TASK DETAILS -> Provide an exact copy of the data, excluding the images.

· · · · ·

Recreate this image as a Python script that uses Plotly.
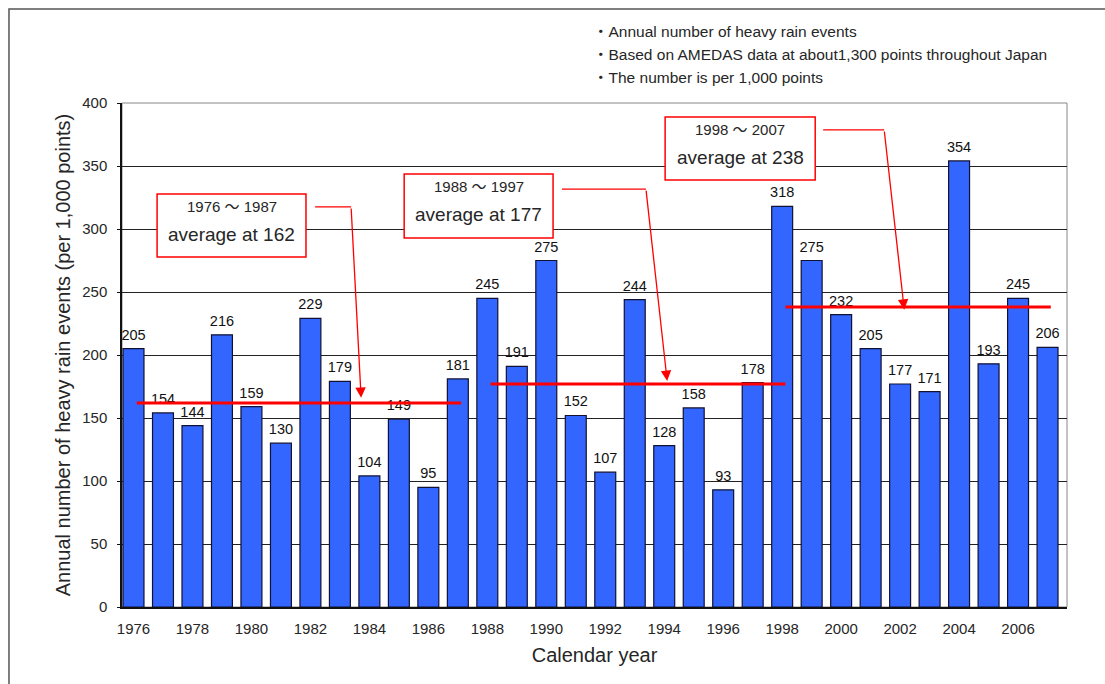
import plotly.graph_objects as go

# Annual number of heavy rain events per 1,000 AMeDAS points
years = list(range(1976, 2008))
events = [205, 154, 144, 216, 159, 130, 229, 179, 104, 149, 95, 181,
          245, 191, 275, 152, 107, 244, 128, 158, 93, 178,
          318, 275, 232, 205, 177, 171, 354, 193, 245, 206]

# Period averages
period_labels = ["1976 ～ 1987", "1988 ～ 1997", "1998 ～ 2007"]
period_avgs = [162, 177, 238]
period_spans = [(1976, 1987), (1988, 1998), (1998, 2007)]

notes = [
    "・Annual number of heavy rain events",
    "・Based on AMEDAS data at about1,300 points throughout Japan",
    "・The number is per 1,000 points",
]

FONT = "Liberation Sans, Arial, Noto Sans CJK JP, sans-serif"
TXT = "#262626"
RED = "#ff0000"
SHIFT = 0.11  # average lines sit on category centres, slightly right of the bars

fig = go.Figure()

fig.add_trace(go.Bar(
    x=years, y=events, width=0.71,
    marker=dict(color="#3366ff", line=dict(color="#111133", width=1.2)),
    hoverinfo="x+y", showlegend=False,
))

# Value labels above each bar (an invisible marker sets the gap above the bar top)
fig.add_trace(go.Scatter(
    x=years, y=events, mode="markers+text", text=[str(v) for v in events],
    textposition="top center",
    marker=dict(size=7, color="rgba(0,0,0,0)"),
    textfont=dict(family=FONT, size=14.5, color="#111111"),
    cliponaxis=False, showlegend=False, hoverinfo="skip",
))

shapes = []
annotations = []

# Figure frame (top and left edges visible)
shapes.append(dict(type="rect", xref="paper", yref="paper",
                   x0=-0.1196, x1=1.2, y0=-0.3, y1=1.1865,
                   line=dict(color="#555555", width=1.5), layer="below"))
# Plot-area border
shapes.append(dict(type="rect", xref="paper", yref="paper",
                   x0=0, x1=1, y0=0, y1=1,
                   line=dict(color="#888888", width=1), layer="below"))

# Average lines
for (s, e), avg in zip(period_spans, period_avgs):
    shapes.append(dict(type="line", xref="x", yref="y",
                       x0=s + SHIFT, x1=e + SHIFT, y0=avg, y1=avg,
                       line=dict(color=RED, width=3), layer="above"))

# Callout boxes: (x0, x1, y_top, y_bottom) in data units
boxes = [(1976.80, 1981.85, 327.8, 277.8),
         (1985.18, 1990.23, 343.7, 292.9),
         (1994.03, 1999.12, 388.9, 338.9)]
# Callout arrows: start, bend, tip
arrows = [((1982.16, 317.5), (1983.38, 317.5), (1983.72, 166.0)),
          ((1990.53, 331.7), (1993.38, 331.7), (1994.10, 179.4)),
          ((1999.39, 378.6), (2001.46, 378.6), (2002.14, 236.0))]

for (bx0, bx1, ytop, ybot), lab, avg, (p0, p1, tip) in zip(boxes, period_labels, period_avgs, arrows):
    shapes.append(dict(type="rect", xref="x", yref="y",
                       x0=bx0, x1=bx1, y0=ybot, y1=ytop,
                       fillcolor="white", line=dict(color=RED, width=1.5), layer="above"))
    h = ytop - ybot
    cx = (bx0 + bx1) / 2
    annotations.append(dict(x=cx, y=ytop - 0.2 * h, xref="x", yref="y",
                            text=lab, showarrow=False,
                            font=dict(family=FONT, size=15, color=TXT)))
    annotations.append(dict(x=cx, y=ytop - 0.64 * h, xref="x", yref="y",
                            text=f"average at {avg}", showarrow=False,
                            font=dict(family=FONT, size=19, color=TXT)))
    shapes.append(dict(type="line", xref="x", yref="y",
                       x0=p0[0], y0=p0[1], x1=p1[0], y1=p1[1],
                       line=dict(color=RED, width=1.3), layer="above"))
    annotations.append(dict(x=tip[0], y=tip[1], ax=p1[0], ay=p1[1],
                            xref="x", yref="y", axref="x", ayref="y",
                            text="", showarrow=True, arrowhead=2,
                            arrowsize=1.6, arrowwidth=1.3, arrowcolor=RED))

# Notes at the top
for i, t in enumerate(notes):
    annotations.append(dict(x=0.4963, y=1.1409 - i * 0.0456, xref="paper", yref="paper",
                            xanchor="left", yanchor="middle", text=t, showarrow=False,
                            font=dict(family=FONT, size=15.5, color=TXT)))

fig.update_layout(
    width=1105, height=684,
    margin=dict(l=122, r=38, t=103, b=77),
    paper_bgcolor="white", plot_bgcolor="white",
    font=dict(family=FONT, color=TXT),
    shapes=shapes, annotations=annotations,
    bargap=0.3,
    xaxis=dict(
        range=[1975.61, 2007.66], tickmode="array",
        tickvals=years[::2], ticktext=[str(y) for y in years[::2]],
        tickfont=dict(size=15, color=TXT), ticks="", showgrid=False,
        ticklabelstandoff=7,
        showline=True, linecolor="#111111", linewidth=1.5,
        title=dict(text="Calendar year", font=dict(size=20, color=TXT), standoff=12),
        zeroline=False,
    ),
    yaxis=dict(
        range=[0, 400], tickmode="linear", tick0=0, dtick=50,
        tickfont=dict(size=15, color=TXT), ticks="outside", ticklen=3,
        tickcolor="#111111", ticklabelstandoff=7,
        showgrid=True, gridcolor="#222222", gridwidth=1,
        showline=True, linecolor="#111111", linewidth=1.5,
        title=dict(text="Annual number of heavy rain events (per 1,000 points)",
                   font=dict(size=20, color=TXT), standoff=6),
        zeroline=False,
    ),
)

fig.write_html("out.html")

· · · · ·

TASK OUTPUT ->
Recreate this image as a Python script that uses Plotly.
import plotly.graph_objects as go

# Annual number of heavy rain events per 1,000 AMeDAS points
years = list(range(1976, 2008))
events = [205, 154, 144, 216, 159, 130, 229, 179, 104, 149, 95, 181,
          245, 191, 275, 152, 107, 244, 128, 158, 93, 178,
          318, 275, 232, 205, 177, 171, 354, 193, 245, 206]

# Period averages
period_labels = ["1976 ～ 1987", "1988 ～ 1997", "1998 ～ 2007"]
period_avgs = [162, 177, 238]
period_spans = [(1976, 1987), (1988, 1998), (1998, 2007)]

notes = [
    "・Annual number of heavy rain events",
    "・Based on AMEDAS data at about1,300 points throughout Japan",
    "・The number is per 1,000 points",
]

FONT = "Liberation Sans, Arial, Noto Sans CJK JP, sans-serif"
TXT = "#262626"
RED = "#ff0000"
SHIFT = 0.11  # average lines sit on category centres, slightly right of the bars

fig = go.Figure()

fig.add_trace(go.Bar(
    x=years, y=events, width=0.71,
    marker=dict(color="#3366ff", line=dict(color="#111133", width=1.2)),
    hoverinfo="x+y", showlegend=False,
))

# Value labels above each bar (an invisible marker sets the gap above the bar top)
fig.add_trace(go.Scatter(
    x=years, y=events, mode="markers+text", text=[str(v) for v in events],
    textposition="top center",
    marker=dict(size=7, color="rgba(0,0,0,0)"),
    textfont=dict(family=FONT, size=14.5, color="#111111"),
    cliponaxis=False, showlegend=False, hoverinfo="skip",
))

shapes = []
annotations = []

# Figure frame (top and left edges visible)
shapes.append(dict(type="rect", xref="paper", yref="paper",
                   x0=-0.1196, x1=1.2, y0=-0.3, y1=1.1865,
                   line=dict(color="#555555", width=1.5), layer="below"))
# Plot-area border
shapes.append(dict(type="rect", xref="paper", yref="paper",
                   x0=0, x1=1, y0=0, y1=1,
                   line=dict(color="#888888", width=1), layer="below"))

# Average lines
for (s, e), avg in zip(period_spans, period_avgs):
    shapes.append(dict(type="line", xref="x", yref="y",
                       x0=s + SHIFT, x1=e + SHIFT, y0=avg, y1=avg,
                       line=dict(color=RED, width=3), layer="above"))

# Callout boxes: (x0, x1, y_top, y_bottom) in data units
boxes = [(1976.80, 1981.85, 327.8, 277.8),
         (1985.18, 1990.23, 343.7, 292.9),
         (1994.03, 1999.12, 388.9, 338.9)]
# Callout arrows: start, bend, tip
arrows = [((1982.16, 317.5), (1983.38, 317.5), (1983.72, 166.0)),
          ((1990.53, 331.7), (1993.38, 331.7), (1994.10, 179.4)),
          ((1999.39, 378.6), (2001.46, 378.6), (2002.14, 236.0))]

for (bx0, bx1, ytop, ybot), lab, avg, (p0, p1, tip) in zip(boxes, period_labels, period_avgs, arrows):
    shapes.append(dict(type="rect", xref="x", yref="y",
                       x0=bx0, x1=bx1, y0=ybot, y1=ytop,
                       fillcolor="white", line=dict(color=RED, width=1.5), layer="above"))
    h = ytop - ybot
    cx = (bx0 + bx1) / 2
    annotations.append(dict(x=cx, y=ytop - 0.2 * h, xref="x", yref="y",
                            text=lab, showarrow=False,
                            font=dict(family=FONT, size=15, color=TXT)))
    annotations.append(dict(x=cx, y=ytop - 0.64 * h, xref="x", yref="y",
                            text=f"average at {avg}", showarrow=False,
                            font=dict(family=FONT, size=19, color=TXT)))
    shapes.append(dict(type="line", xref="x", yref="y",
                       x0=p0[0], y0=p0[1], x1=p1[0], y1=p1[1],
                       line=dict(color=RED, width=1.3), layer="above"))
    annotations.append(dict(x=tip[0], y=tip[1], ax=p1[0], ay=p1[1],
                            xref="x", yref="y", axref="x", ayref="y",
                            text="", showarrow=True, arrowhead=2,
                            arrowsize=1.6, arrowwidth=1.3, arrowcolor=RED))

# Notes at the top
for i, t in enumerate(notes):
    annotations.append(dict(x=0.4963, y=1.1409 - i * 0.0456, xref="paper", yref="paper",
                            xanchor="left", yanchor="middle", text=t, showarrow=False,
                            font=dict(family=FONT, size=15.5, color=TXT)))

fig.update_layout(
    width=1105, height=684,
    margin=dict(l=122, r=38, t=103, b=77),
    paper_bgcolor="white", plot_bgcolor="white",
    font=dict(family=FONT, color=TXT),
    shapes=shapes, annotations=annotations,
    bargap=0.3,
    xaxis=dict(
        range=[1975.61, 2007.66], tickmode="array",
        tickvals=years[::2], ticktext=[str(y) for y in years[::2]],
        tickfont=dict(size=15, color=TXT), ticks="", showgrid=False,
        ticklabelstandoff=7,
        showline=True, linecolor="#111111", linewidth=1.5,
        title=dict(text="Calendar year", font=dict(size=20, color=TXT), standoff=12),
        zeroline=False,
    ),
    yaxis=dict(
        range=[0, 400], tickmode="linear", tick0=0, dtick=50,
        tickfont=dict(size=15, color=TXT), ticks="outside", ticklen=3,
        tickcolor="#111111", ticklabelstandoff=7,
        showgrid=True, gridcolor="#222222", gridwidth=1,
        showline=True, linecolor="#111111", linewidth=1.5,
        title=dict(text="Annual number of heavy rain events (per 1,000 points)",
                   font=dict(size=20, color=TXT), standoff=6),
        zeroline=False,
    ),
)

fig.write_html("out.html")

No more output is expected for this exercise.